# What is required
Reproduce the material word for word; the images stay out.

# Recorded data

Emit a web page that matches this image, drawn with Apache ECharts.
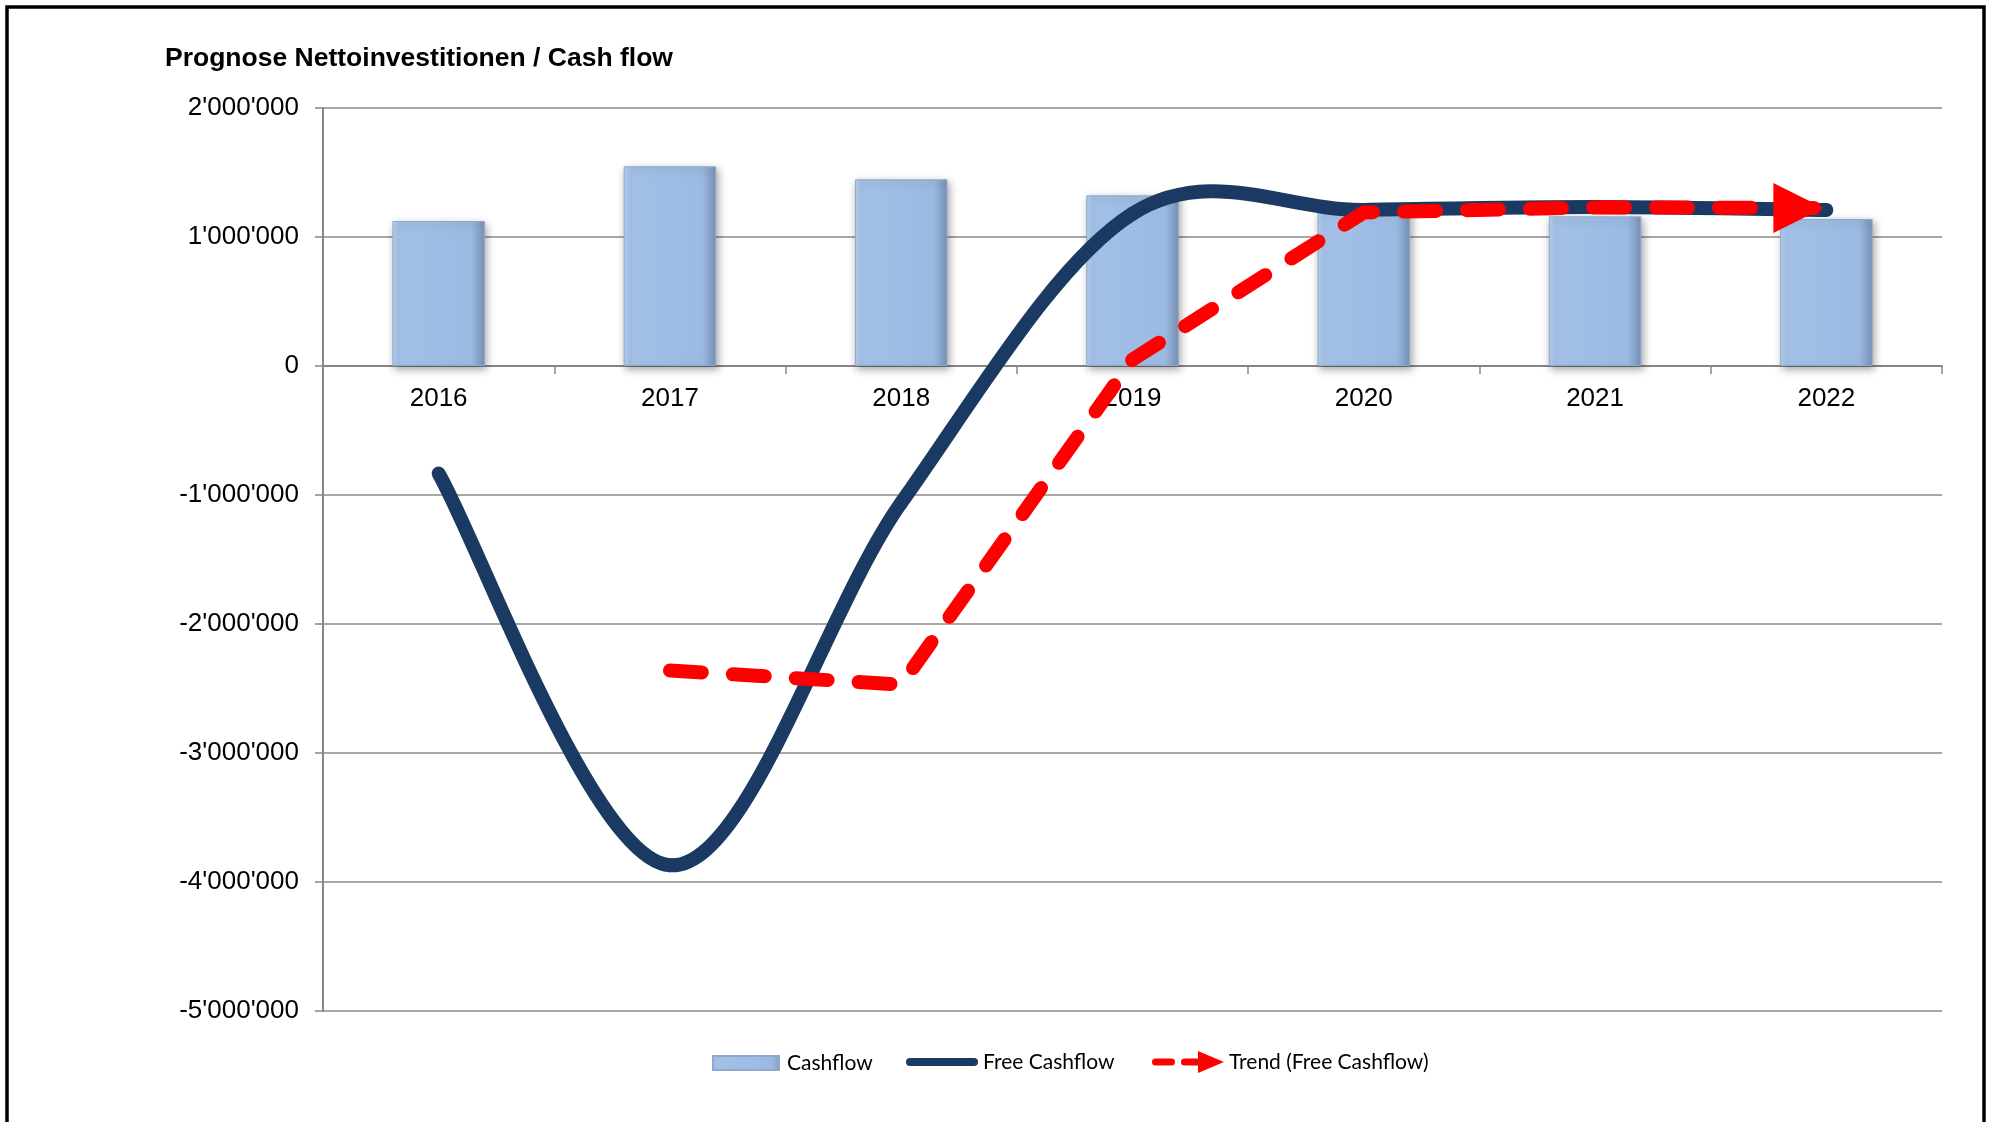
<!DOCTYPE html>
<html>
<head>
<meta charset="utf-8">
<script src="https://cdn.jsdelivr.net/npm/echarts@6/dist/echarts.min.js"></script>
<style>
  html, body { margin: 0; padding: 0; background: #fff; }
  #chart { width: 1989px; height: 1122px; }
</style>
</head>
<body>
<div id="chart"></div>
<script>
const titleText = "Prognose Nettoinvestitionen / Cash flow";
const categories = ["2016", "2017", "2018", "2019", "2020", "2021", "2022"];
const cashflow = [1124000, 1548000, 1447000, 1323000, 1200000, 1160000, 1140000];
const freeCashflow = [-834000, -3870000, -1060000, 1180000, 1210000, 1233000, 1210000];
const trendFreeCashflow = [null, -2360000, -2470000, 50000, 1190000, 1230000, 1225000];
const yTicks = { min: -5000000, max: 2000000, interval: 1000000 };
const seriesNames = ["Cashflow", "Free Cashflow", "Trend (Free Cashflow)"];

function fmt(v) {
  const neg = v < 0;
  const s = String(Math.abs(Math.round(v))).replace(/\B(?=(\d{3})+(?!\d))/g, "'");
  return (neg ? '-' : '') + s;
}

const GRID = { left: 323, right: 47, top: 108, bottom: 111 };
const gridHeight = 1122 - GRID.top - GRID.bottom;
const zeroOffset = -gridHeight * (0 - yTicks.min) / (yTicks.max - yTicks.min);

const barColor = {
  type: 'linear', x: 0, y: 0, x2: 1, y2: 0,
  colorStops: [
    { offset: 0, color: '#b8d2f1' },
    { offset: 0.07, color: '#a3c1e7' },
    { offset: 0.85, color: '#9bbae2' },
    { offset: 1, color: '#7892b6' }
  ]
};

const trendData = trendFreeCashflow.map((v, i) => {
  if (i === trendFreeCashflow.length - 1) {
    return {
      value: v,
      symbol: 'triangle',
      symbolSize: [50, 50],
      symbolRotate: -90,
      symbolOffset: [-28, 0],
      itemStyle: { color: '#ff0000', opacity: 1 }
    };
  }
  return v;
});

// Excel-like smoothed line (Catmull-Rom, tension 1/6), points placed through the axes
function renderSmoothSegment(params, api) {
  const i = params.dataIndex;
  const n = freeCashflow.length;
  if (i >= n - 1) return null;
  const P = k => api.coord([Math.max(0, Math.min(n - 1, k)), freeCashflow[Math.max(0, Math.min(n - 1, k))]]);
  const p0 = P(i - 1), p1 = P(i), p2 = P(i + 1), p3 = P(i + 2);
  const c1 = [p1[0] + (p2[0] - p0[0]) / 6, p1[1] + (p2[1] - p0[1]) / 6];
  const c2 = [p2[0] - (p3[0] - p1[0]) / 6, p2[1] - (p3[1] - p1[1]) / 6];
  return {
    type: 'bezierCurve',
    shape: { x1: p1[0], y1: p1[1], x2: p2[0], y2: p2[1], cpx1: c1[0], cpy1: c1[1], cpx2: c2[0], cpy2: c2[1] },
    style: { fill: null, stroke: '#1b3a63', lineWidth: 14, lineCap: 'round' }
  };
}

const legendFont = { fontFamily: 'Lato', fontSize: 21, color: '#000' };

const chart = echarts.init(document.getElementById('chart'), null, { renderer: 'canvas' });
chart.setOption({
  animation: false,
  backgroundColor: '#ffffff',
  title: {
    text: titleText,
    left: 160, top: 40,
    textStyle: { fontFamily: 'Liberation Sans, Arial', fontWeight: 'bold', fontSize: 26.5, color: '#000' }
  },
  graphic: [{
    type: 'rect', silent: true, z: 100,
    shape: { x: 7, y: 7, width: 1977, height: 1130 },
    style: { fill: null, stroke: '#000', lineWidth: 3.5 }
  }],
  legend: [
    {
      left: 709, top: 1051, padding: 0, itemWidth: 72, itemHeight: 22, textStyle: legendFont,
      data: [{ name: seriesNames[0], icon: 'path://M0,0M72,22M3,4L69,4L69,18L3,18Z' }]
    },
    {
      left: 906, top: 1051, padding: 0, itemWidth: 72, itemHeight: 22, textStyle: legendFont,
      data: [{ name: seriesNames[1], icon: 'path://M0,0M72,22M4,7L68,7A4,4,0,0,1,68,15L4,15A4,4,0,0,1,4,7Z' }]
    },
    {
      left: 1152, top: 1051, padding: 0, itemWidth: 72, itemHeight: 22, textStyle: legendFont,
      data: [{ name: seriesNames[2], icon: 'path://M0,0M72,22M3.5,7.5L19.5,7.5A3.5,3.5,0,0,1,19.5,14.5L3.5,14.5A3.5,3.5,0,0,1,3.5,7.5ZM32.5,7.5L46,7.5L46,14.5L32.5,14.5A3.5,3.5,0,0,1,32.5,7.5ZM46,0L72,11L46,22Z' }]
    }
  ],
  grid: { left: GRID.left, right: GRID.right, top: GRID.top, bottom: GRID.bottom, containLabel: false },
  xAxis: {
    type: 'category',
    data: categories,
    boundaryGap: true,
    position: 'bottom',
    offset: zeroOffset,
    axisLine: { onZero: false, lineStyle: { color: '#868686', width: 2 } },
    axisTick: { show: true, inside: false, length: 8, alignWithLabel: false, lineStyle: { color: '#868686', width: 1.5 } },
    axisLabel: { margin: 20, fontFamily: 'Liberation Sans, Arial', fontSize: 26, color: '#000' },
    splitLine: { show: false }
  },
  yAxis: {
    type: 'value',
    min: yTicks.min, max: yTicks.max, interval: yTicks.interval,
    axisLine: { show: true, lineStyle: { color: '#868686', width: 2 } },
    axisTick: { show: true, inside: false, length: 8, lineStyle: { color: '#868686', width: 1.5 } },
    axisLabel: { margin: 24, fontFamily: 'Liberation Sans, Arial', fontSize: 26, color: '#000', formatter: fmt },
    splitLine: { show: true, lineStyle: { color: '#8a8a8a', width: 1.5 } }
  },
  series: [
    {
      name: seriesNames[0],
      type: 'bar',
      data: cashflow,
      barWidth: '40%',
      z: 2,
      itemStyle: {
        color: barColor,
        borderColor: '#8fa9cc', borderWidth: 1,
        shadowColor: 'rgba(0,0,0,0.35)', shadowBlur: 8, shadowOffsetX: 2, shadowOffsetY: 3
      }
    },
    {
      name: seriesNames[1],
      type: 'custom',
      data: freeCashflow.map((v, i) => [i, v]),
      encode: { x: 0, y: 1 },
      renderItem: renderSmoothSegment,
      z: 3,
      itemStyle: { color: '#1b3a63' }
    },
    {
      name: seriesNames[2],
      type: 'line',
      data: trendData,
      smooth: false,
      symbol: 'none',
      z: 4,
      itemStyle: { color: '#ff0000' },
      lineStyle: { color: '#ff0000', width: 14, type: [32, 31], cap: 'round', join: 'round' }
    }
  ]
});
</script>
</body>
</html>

# Reply
Emit a web page that matches this image, drawn with Apache ECharts.
<!DOCTYPE html>
<html>
<head>
<meta charset="utf-8">
<script src="https://cdn.jsdelivr.net/npm/echarts@6/dist/echarts.min.js"></script>
<style>
  html, body { margin: 0; padding: 0; background: #fff; }
  #chart { width: 1989px; height: 1122px; }
</style>
</head>
<body>
<div id="chart"></div>
<script>
const titleText = "Prognose Nettoinvestitionen / Cash flow";
const categories = ["2016", "2017", "2018", "2019", "2020", "2021", "2022"];
const cashflow = [1124000, 1548000, 1447000, 1323000, 1200000, 1160000, 1140000];
const freeCashflow = [-834000, -3870000, -1060000, 1180000, 1210000, 1233000, 1210000];
const trendFreeCashflow = [null, -2360000, -2470000, 50000, 1190000, 1230000, 1225000];
const yTicks = { min: -5000000, max: 2000000, interval: 1000000 };
const seriesNames = ["Cashflow", "Free Cashflow", "Trend (Free Cashflow)"];

function fmt(v) {
  const neg = v < 0;
  const s = String(Math.abs(Math.round(v))).replace(/\B(?=(\d{3})+(?!\d))/g, "'");
  return (neg ? '-' : '') + s;
}

const GRID = { left: 323, right: 47, top: 108, bottom: 111 };
const gridHeight = 1122 - GRID.top - GRID.bottom;
const zeroOffset = -gridHeight * (0 - yTicks.min) / (yTicks.max - yTicks.min);

const barColor = {
  type: 'linear', x: 0, y: 0, x2: 1, y2: 0,
  colorStops: [
    { offset: 0, color: '#b8d2f1' },
    { offset: 0.07, color: '#a3c1e7' },
    { offset: 0.85, color: '#9bbae2' },
    { offset: 1, color: '#7892b6' }
  ]
};

const trendData = trendFreeCashflow.map((v, i) => {
  if (i === trendFreeCashflow.length - 1) {
    return {
      value: v,
      symbol: 'triangle',
      symbolSize: [50, 50],
      symbolRotate: -90,
      symbolOffset: [-28, 0],
      itemStyle: { color: '#ff0000', opacity: 1 }
    };
  }
  return v;
});

// Excel-like smoothed line (Catmull-Rom, tension 1/6), points placed through the axes
function renderSmoothSegment(params, api) {
  const i = params.dataIndex;
  const n = freeCashflow.length;
  if (i >= n - 1) return null;
  const P = k => api.coord([Math.max(0, Math.min(n - 1, k)), freeCashflow[Math.max(0, Math.min(n - 1, k))]]);
  const p0 = P(i - 1), p1 = P(i), p2 = P(i + 1), p3 = P(i + 2);
  const c1 = [p1[0] + (p2[0] - p0[0]) / 6, p1[1] + (p2[1] - p0[1]) / 6];
  const c2 = [p2[0] - (p3[0] - p1[0]) / 6, p2[1] - (p3[1] - p1[1]) / 6];
  return {
    type: 'bezierCurve',
    shape: { x1: p1[0], y1: p1[1], x2: p2[0], y2: p2[1], cpx1: c1[0], cpy1: c1[1], cpx2: c2[0], cpy2: c2[1] },
    style: { fill: null, stroke: '#1b3a63', lineWidth: 14, lineCap: 'round' }
  };
}

const legendFont = { fontFamily: 'Lato', fontSize: 21, color: '#000' };

const chart = echarts.init(document.getElementById('chart'), null, { renderer: 'canvas' });
chart.setOption({
  animation: false,
  backgroundColor: '#ffffff',
  title: {
    text: titleText,
    left: 160, top: 40,
    textStyle: { fontFamily: 'Liberation Sans, Arial', fontWeight: 'bold', fontSize: 26.5, color: '#000' }
  },
  graphic: [{
    type: 'rect', silent: true, z: 100,
    shape: { x: 7, y: 7, width: 1977, height: 1130 },
    style: { fill: null, stroke: '#000', lineWidth: 3.5 }
  }],
  legend: [
    {
      left: 709, top: 1051, padding: 0, itemWidth: 72, itemHeight: 22, textStyle: legendFont,
      data: [{ name: seriesNames[0], icon: 'path://M0,0M72,22M3,4L69,4L69,18L3,18Z' }]
    },
    {
      left: 906, top: 1051, padding: 0, itemWidth: 72, itemHeight: 22, textStyle: legendFont,
      data: [{ name: seriesNames[1], icon: 'path://M0,0M72,22M4,7L68,7A4,4,0,0,1,68,15L4,15A4,4,0,0,1,4,7Z' }]
    },
    {
      left: 1152, top: 1051, padding: 0, itemWidth: 72, itemHeight: 22, textStyle: legendFont,
      data: [{ name: seriesNames[2], icon: 'path://M0,0M72,22M3.5,7.5L19.5,7.5A3.5,3.5,0,0,1,19.5,14.5L3.5,14.5A3.5,3.5,0,0,1,3.5,7.5ZM32.5,7.5L46,7.5L46,14.5L32.5,14.5A3.5,3.5,0,0,1,32.5,7.5ZM46,0L72,11L46,22Z' }]
    }
  ],
  grid: { left: GRID.left, right: GRID.right, top: GRID.top, bottom: GRID.bottom, containLabel: false },
  xAxis: {
    type: 'category',
    data: categories,
    boundaryGap: true,
    position: 'bottom',
    offset: zeroOffset,
    axisLine: { onZero: false, lineStyle: { color: '#868686', width: 2 } },
    axisTick: { show: true, inside: false, length: 8, alignWithLabel: false, lineStyle: { color: '#868686', width: 1.5 } },
    axisLabel: { margin: 20, fontFamily: 'Liberation Sans, Arial', fontSize: 26, color: '#000' },
    splitLine: { show: false }
  },
  yAxis: {
    type: 'value',
    min: yTicks.min, max: yTicks.max, interval: yTicks.interval,
    axisLine: { show: true, lineStyle: { color: '#868686', width: 2 } },
    axisTick: { show: true, inside: false, length: 8, lineStyle: { color: '#868686', width: 1.5 } },
    axisLabel: { margin: 24, fontFamily: 'Liberation Sans, Arial', fontSize: 26, color: '#000', formatter: fmt },
    splitLine: { show: true, lineStyle: { color: '#8a8a8a', width: 1.5 } }
  },
  series: [
    {
      name: seriesNames[0],
      type: 'bar',
      data: cashflow,
      barWidth: '40%',
      z: 2,
      itemStyle: {
        color: barColor,
        borderColor: '#8fa9cc', borderWidth: 1,
        shadowColor: 'rgba(0,0,0,0.35)', shadowBlur: 8, shadowOffsetX: 2, shadowOffsetY: 3
      }
    },
    {
      name: seriesNames[1],
      type: 'custom',
      data: freeCashflow.map((v, i) => [i, v]),
      encode: { x: 0, y: 1 },
      renderItem: renderSmoothSegment,
      z: 3,
      itemStyle: { color: '#1b3a63' }
    },
    {
      name: seriesNames[2],
      type: 'line',
      data: trendData,
      smooth: false,
      symbol: 'none',
      z: 4,
      itemStyle: { color: '#ff0000' },
      lineStyle: { color: '#ff0000', width: 14, type: [32, 31], cap: 'round', join: 'round' }
    }
  ]
});
</script>
</body>
</html>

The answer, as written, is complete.